L’UA doit aussi tirer les leçons
Le drame est que cette triste réalité n’est ni critiquable, ni contestable, ni condamnable de manière valable parce qu’il n’ya aucune alternative disponible. C’est ce qui explique les silences bizarres de Koulouba en ce qui concerne le traitement du cas insolite de Kidal, malgré les résistances du ministre Tiéman Coulibaly et ses colères intermittentes, dépouillé qu’il est de la quasi-totalité de ses prérogatives. Sans capacité d’assurer sa propre défense et sa propre sécurité, un Etat perd du coup sa liberté. Et sans liberté, la diplomatie devient un verbiage creux et sans intérêts parce que les partenaires savent, eux, que les décisions sont prises ailleurs. Les réserves de Mme Zuma sont donc justifiées; mais ceci explique cela. Mais l’Union Africaine a plus de marge de manœuvre que le Mali du fait de sa légitimité historique que lui confèrent les constitutions des Etas membres.

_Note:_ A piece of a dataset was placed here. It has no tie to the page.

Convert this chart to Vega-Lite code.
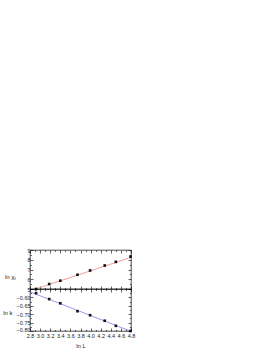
{
  "$schema": "https://vega.github.io/schema/vega-lite/v6.json",
  "padding": {"left": 2, "top": 247, "right": 5, "bottom": 5},
  "background": "white",
  "config": {
    "font": "Liberation Sans",
    "view": {"stroke": "black", "strokeWidth": 0.7},
    "axis": {"grid": false, "domain": false, "tickColor": "black", "tickWidth": 0.6, "labelFontSize": 5.5, "labelColor": "#222", "titleFontSize": 6, "titleFontWeight": "normal", "titleColor": "#222"}
  },
  "spacing": 0,
  "bounds": "flush",
  "datasets": {
    "chi": [
      {"x": 2.92, "y": 5.0}, {"x": 3.18, "y": 5.51}, {"x": 3.40, "y": 5.85}, {"x": 3.74, "y": 6.46},
      {"x": 3.99, "y": 6.9}, {"x": 4.28, "y": 7.41}, {"x": 4.50, "y": 7.78}, {"x": 4.79, "y": 8.32}
    ],
    "chifit": [{"x": 2.9, "y": 4.98}, {"x": 4.8, "y": 8.24}],
    "k": [
      {"x": 2.92, "y": -0.5745}, {"x": 3.18, "y": -0.610}, {"x": 3.40, "y": -0.635}, {"x": 3.74, "y": -0.682},
      {"x": 3.99, "y": -0.706}, {"x": 4.28, "y": -0.739}, {"x": 4.50, "y": -0.769}, {"x": 4.79, "y": -0.80}
    ],
    "kfit": [{"x": 2.8, "y": -0.567}, {"x": 4.8, "y": -0.802}]
  },
  "vconcat": [
    {
      "width": 101, "height": 39,
      "layer": [
        {
          "data": {"name": "chifit"},
          "mark": {"type": "line", "color": "#f08080", "strokeWidth": 0.8, "clip": true},
          "encoding": {
            "x": {"field": "x", "type": "quantitative", "scale": {"domain": [2.8, 4.8], "nice": false}, "axis": {"orient": "bottom", "title": null, "labels": false, "values": [2.8,2.9,3.0,3.1,3.2,3.3,3.4,3.5,3.6,3.7,3.8,3.9,4.0,4.1,4.2,4.3,4.4,4.5,4.6,4.7,4.8], "tickSize": {"condition": {"test": "abs(round(datum.value*10)) % 2 == 0", "value": -3}, "value": -1.5}}},
            "y": {"field": "y", "type": "quantitative", "scale": {"domain": [5, 9], "nice": false, "zero": false}, "axis": {"orient": "left", "title": "ln χₛ", "titleAngle": 0, "titleAlign": "right", "titleBaseline": "middle", "titleX": -14, "titleY": 26, "values": [5,5.5,6,6.5,7,7.5,8,8.5,9], "labelExpr": "abs(round(datum.value*2)) % 2 == 0 ? format(datum.value, '.0f') : ''", "labelPadding": 3, "tickSize": {"condition": {"test": "abs(round(datum.value*2)) % 2 == 0", "value": -3}, "value": -1.5}}}
          }
        },
        {
          "data": {"name": "chi"},
          "mark": {"type": "square", "color": "#111", "size": 7, "opacity": 1},
          "encoding": {
            "x": {"field": "x", "type": "quantitative", "scale": {"domain": [2.8, 4.8], "nice": false}, "axis": {"orient": "top", "title": null, "labels": false, "values": [2.8,2.9,3.0,3.1,3.2,3.3,3.4,3.5,3.6,3.7,3.8,3.9,4.0,4.1,4.2,4.3,4.4,4.5,4.6,4.7,4.8], "tickSize": {"condition": {"test": "abs(round(datum.value*10)) % 2 == 0", "value": -3}, "value": -1.5}}},
            "y": {"field": "y", "type": "quantitative", "scale": {"domain": [5, 9], "nice": false, "zero": false}, "axis": {"orient": "right", "title": null, "labels": false, "values": [5,5.5,6,6.5,7,7.5,8,8.5,9], "tickSize": {"condition": {"test": "abs(round(datum.value*2)) % 2 == 0", "value": -3}, "value": -1.5}}}
          }
        }
      ],
      "resolve": {"axis": {"x": "independent", "y": "independent"}}
    },
    {
      "width": 101, "height": 42,
      "layer": [
        {
          "data": {"name": "kfit"},
          "mark": {"type": "line", "color": "#8080f0", "strokeWidth": 0.8, "clip": true},
          "encoding": {
            "x": {"field": "x", "type": "quantitative", "scale": {"domain": [2.8, 4.8], "nice": false}, "axis": {"orient": "bottom", "title": "ln L", "titlePadding": 2, "values": [2.8,2.9,3.0,3.1,3.2,3.3,3.4,3.5,3.6,3.7,3.8,3.9,4.0,4.1,4.2,4.3,4.4,4.5,4.6,4.7,4.8], "labelExpr": "abs(round(datum.value*10)) % 2 == 0 ? format(datum.value, '.1f') : ''", "labelPadding": 5, "labelFlush": false, "labelOverlap": false, "tickSize": {"condition": {"test": "abs(round(datum.value*10)) % 2 == 0", "value": -3}, "value": -1.5}}},
            "y": {"field": "y", "type": "quantitative", "scale": {"domain": [-0.8, -0.55], "nice": false, "zero": false}, "axis": {"orient": "left", "title": "ln k", "titleAngle": 0, "titleAlign": "right", "titleBaseline": "middle", "titleX": -18, "titleY": 23, "values": [-0.8,-0.775,-0.75,-0.725,-0.7,-0.675,-0.65,-0.625,-0.6,-0.575,-0.55], "labelExpr": "abs(round(datum.value*40)) % 2 == 0 && datum.value < -0.56 ? format(datum.value, '.2f') : ''", "labelPadding": 3, "labelBaseline": {"condition": {"test": "datum.value < -0.79", "value": "alphabetic"}, "value": "middle"}, "tickSize": {"condition": {"test": "abs(round(datum.value*40)) % 2 == 0", "value": -3}, "value": -1.5}}}
          }
        },
        {
          "data": {"name": "k"},
          "mark": {"type": "square", "color": "#111", "size": 7, "opacity": 1},
          "encoding": {
            "x": {"field": "x", "type": "quantitative", "scale": {"domain": [2.8, 4.8], "nice": false}, "axis": {"orient": "top", "title": null, "labels": false, "values": [2.8,2.9,3.0,3.1,3.2,3.3,3.4,3.5,3.6,3.7,3.8,3.9,4.0,4.1,4.2,4.3,4.4,4.5,4.6,4.7,4.8], "tickSize": {"condition": {"test": "abs(round(datum.value*10)) % 2 == 0", "value": -3}, "value": -1.5}}},
            "y": {"field": "y", "type": "quantitative", "scale": {"domain": [-0.8, -0.55], "nice": false, "zero": false}, "axis": {"orient": "right", "title": null, "labels": false, "values": [-0.8,-0.775,-0.75,-0.725,-0.7,-0.675,-0.65,-0.625,-0.6,-0.575,-0.55], "tickSize": {"condition": {"test": "abs(round(datum.value*40)) % 2 == 0", "value": -3}, "value": -1.5}}}
          }
        }
      ],
      "resolve": {"axis": {"x": "independent", "y": "independent"}}
    }
  ]
}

Pour aider le Mali à parachever la restauration totale de son intégrité territoriale, Mme Zuma doit suppléer la CEDEAO et se saisir officiellement de la question de Kidal en invitant les Etats membres de l’UA a voter une motion de soutien au Mali pour la restauration totale de son intégrité territoriale et le désarmement immédiat de tout groupe armé dont le MNLA. L’UA doit aussi tirer les bonnes leçons de cette situation malheureuse mais nécessaire et procéder à l’accélération des pas vers la concrétisation effective d’une gouvernance continentale (avec un gouvernement unique) si l’Afrique veut prétendre à un siège de membre permanent du Conseil de Sécurité avec droit de véto pour qu’elle règle enfin les problèmes des africains. D’ici là, la MISMA devra asseoir les bases psychologiques et organiques d’un corps embryonnaire opérationnel de la future Armée Africaine pour que cessent enfin les injures et injonctions largement méritées pourtant contre nos semblants d’Etat.